Duclos’s second suggestion for interpreting the value of wilderness as wilderness, is that it be understood as a spiritual value. He notes that in a secular age where theism is waning, wilderness has become a spiritual substitute of sorts for many people. It’s a ‘sacred other’ that we don’t have control over, the continued existence of which entails that we’re not entirely alone in the world. In an increasingly human-made, human-controlled world, wilderness remains under the control of nature (112-115).

Unlike whatever interest we may have in avoiding the burden of responsibility, Duclos concludes that a spiritual valuation of wilderness does, in a sense, have the power to justify neglecting wild animal welfare. However, it doesn’t do so by providing a sufficiently powerful, countervailing reason. Instead, a spiritual valuation has the power to supersede moral reasoning. In other words, though we have strong moral reasons to prevent and alleviate suffering, moral reasoning should be suspended with respect to suffering in the wild if wilderness is an amoral, sacred space. Duclos uses Kierkegaard’s discussion of Abraham and Isaac to illustrate. Though it was irrational for Abraham to conclude that he could sacrifice Isaac to God and somehow still have descendants (Isaac was his only child and Sarah—Abraham’s wife—was no longer fertile), religion requires faith, and faith supersedes rationality. Similarly, though it seems morally erroneous to value wilderness more than the welfare of the sentient beings within it, religion requires faith, and faith supersedes morality (117-119).

For his part, Duclos takes note of various problems facing a spiritual valuation of wilderness. Among other things, he notes that it’s unclear whether a spiritual valuation gives those who lack a spiritual connection with nature any reason to resist assisting wild animals. Religious accommodations are important within liberal democracies, but many reject the idea that respect for religious freedom justifies sacrificing the welfare of some for the religious preferences of others (122-123). For my part, I think the claim that wilderness is a spiritual (and thus problematic) value is quite compelling. The idea that nature is good is certainly a big part of monotheistic theology. Monotheistic frameworks maintain that, with the exception of human action, God causes everything. They also maintain that God is all-powerful, all-knowing, and all-good.
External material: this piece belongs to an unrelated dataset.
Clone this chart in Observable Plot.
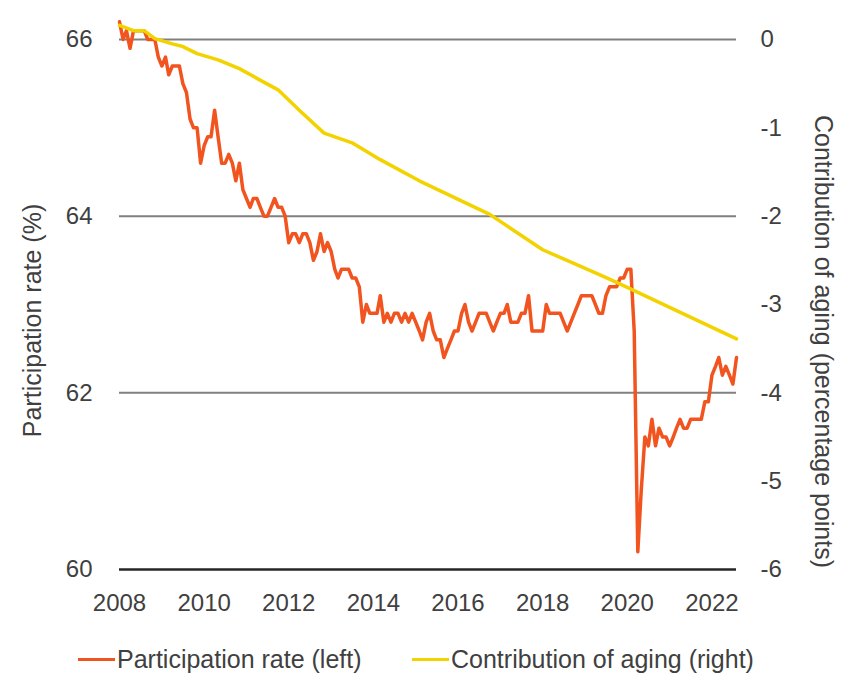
<!DOCTYPE html>
<html>
<head>
<meta charset="utf-8">
<script src="https://cdn.jsdelivr.net/npm/d3@7"></script>
<script src="https://cdn.jsdelivr.net/npm/@observablehq/plot@0.6"></script>
<style>
  body { margin: 0; background: #fff; font-family: "Liberation Sans", Arial, sans-serif; }
  #wrap { position: relative; width: 855px; height: 678px; overflow: hidden; }
  .item { position: absolute; top: 645px; height: 28px; line-height: 28px; display: flex; align-items: center;
          font-size: 25px; color: #404040; white-space: nowrap; }
  .sw { display: inline-block; width: 37px; height: 3px; margin-right: 2px; }
</style>
</head>
<body>
<div id="wrap">
  <div id="chart"></div>
  <div class="item" style="left:78px"><span class="sw" style="background:#f2541f"></span><span id="lg1"></span></div>
  <div class="item" style="left:412px"><span class="sw" style="background:#f2d300"></span><span id="lg2"></span></div>
</div>
<script>
// ---- Data ----
const startYear = 2008; // monthly series begins January 2008
const participation = [
  66.2, 66.0, 66.1, 65.9, 66.1, 66.1, 66.1, 66.1, 66.0, 66.0, 66.0, 65.8, // 2008
  65.7, 65.8, 65.6, 65.7, 65.7, 65.7, 65.5, 65.4, 65.1, 65.0, 65.0, 64.6, // 2009
  64.8, 64.9, 64.9, 65.2, 64.9, 64.6, 64.6, 64.7, 64.6, 64.4, 64.6, 64.3, // 2010
  64.2, 64.1, 64.2, 64.2, 64.1, 64.0, 64.0, 64.1, 64.2, 64.1, 64.1, 64.0, // 2011
  63.7, 63.8, 63.8, 63.7, 63.8, 63.8, 63.7, 63.5, 63.6, 63.8, 63.6, 63.7, // 2012
  63.6, 63.4, 63.3, 63.4, 63.4, 63.4, 63.3, 63.3, 63.2, 62.8, 63.0, 62.9, // 2013
  62.9, 62.9, 63.1, 62.8, 62.9, 62.8, 62.9, 62.9, 62.8, 62.9, 62.8, 62.9, // 2014
  62.8, 62.7, 62.6, 62.8, 62.9, 62.7, 62.6, 62.6, 62.4, 62.5, 62.6, 62.7, // 2015
  62.7, 62.9, 63.0, 62.8, 62.7, 62.8, 62.9, 62.9, 62.9, 62.8, 62.7, 62.8, // 2016
  62.9, 62.9, 63.0, 62.8, 62.8, 62.8, 62.9, 62.9, 63.1, 62.7, 62.7, 62.7, // 2017
  62.7, 63.0, 62.9, 62.9, 62.9, 62.9, 62.8, 62.7, 62.8, 62.9, 63.0, 63.1, // 2018
  63.1, 63.1, 63.1, 63.0, 62.9, 62.9, 63.1, 63.2, 63.2, 63.2, 63.3, 63.3, // 2019
  63.4, 63.4, 62.7, 60.2, 60.9, 61.5, 61.4, 61.7, 61.4, 61.6, 61.5, 61.5, // 2020
  61.4, 61.5, 61.6, 61.7, 61.6, 61.6, 61.7, 61.7, 61.7, 61.7, 61.9, 61.9, // 2021
  62.2, 62.3, 62.4, 62.2, 62.3, 62.2, 62.1, 62.4                          // 2022
];
const agingDates = ["2008-01","2008-05","2008-08","2008-11","2009-04","2009-07","2009-11","2010-05",
  "2010-11","2011-04","2011-10","2012-04","2012-11","2013-07","2014-03","2015-02","2016-10",
  "2018-01","2019-05","2019-10","2022-08"];
const agingValues = [0.16, 0.10, 0.10, 0.01, -0.05, -0.08, -0.16, -0.23,
  -0.33, -0.44, -0.57, -0.80, -1.06, -1.17, -1.36, -1.60, -1.98,
  -2.38, -2.66, -2.75, -3.39];
const leftTicks = [60, 62, 64, 66];
const rightTicks = [0, -1, -2, -3, -4, -5, -6];
const xTickYears = [2008, 2010, 2012, 2014, 2016, 2018, 2020, 2022];
const rightZeroOnLeft = 66; // right axis 0 sits at left 66, same unit size
const leftTitle = "Participation rate (%)";
const rightTitle = "Contribution of aging (percentage points)";
const legendLabels = ["Participation rate (left)", "Contribution of aging (right)"];
const colors = {participation: "#f2541f", aging: "#f2d300", text: "#404040"};

// ---- Build tables ----
const partData = participation.map((v, i) => ({date: new Date(Date.UTC(startYear, i, 1)), value: v}));
const agingData = agingDates.map((d, i) => ({date: new Date(d + "-01T00:00:00Z"), value: agingValues[i] + rightZeroOnLeft}));

const font = "'Liberation Sans', Arial, sans-serif";
const plot = Plot.plot({
  width: 855,
  height: 620,
  marginLeft: 119,
  marginRight: 119,
  marginTop: 39,
  marginBottom: 51,
  style: {fontFamily: font, background: "#fff", color: colors.text, overflow: "visible"},
  x: {type: "utc", domain: [new Date("2008-01-01T00:00:00Z"), new Date("2022-08-01T00:00:00Z")]},
  y: {domain: [60, 66]},
  marks: [
    Plot.ruleY(leftTicks.filter(d => d !== 60), {stroke: "#808080", strokeWidth: 2}),
    Plot.ruleY([60], {stroke: "#262626", strokeWidth: 2.5}),
    Plot.axisY(leftTicks, {anchor: "left", tickSize: 0, tickPadding: 27, label: null,
      fontSize: 24, fill: colors.text, tickFormat: d => String(d)}),
    Plot.axisY(rightTicks.map(r => r + rightZeroOnLeft), {anchor: "right", tickSize: 0, tickPadding: 24,
      label: null, fontSize: 24, fill: colors.text, textAnchor: "start",
      tickFormat: d => String(Math.round(d - rightZeroOnLeft) || 0)}),
    Plot.axisX(xTickYears.map(y => new Date(Date.UTC(y, 0, 1))), {anchor: "bottom", tickSize: 0, tickPadding: 24,
      label: null, fontSize: 24, fill: colors.text, tickFormat: d => String(d.getUTCFullYear())}),
    Plot.line(partData, {x: "date", y: "value", stroke: colors.participation, strokeWidth: 3.5,
      strokeLinejoin: "round", strokeLinecap: "round"}),
    Plot.line(agingData, {x: "date", y: "value", stroke: colors.aging, strokeWidth: 3.5,
      strokeLinejoin: "round", strokeLinecap: "round"}),
    Plot.text([leftTitle], {text: d => d, frameAnchor: "left", textAnchor: "middle", lineAnchor: "middle",
      rotate: -90, dx: -87, dy: 16, fontSize: 25, fill: colors.text}),
    Plot.text([rightTitle], {text: d => d, frameAnchor: "right", textAnchor: "middle", lineAnchor: "middle",
      rotate: 90, dx: 86, dy: 37, fontSize: 25, fill: colors.text})
  ]
});
document.getElementById("chart").appendChild(plot);
document.getElementById("lg1").textContent = legendLabels[0];
document.getElementById("lg2").textContent = legendLabels[1];
</script>
</body>
</html>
From a monotheistic perspective, then, it’s necessary that anything in nature be good, too. It’s for precisely this reason that the existence of suffering in nature poses a classic theological problem that philosophers of religion still discuss to this day (Murray 2008). Though belief in God has waned, it remains true that monotheism played a significant role in shaping the conceptual framework we’ve inherited. For example, G.E.M. Anscombe famously argued that the concept of moral duty is a remnant of sorts, one that (according to her, at least) is metaethically awkward without a divine being who legislates moral laws that we’re obligated to follow (Anscombe 1958). Similarly, we often speak of nature as if it contains purpose and structure, all of which seems rather awkward without a divine architect. That wilderness is best understood as a spiritual value is, to my mind, a highly plausible thesis worthy of further philosophical and historical research.

REFERENCES

Anscombe, G.E.M. “Modern Moral Philosophy.” Philosophy 33 (1958): 1-–19. 

Faria, Catia. Animal Ethics in the Wild: Wild Animal Suffering and Intervention in Nature (Forthcoming with Cambridge University Press). 

Johannsen, Kyle. Wild Animal Ethics: The Moral and Political Problem of Wild Animal Suffering (Routledge, 2021).

McCulloch, Steven P. and Michael J. Reiss. “The Development of an Animal Welfare Impact Assessment (AWIA) Tool and Its Application to Bovine Tuberculosis and Badger Control in England.” Journal of Agricultural and Environmental Ethics 30 (2017): 485-–510. 

Murray, Michael J. Nature Red in Tooth and Claw: Theism and the Problem of Animal Suffering (Oxford University Press, 2008).

Sandel, Michael. The Case against Perfection: Ethics in the Age of Genetic Engineering (Belknap Press, 2007).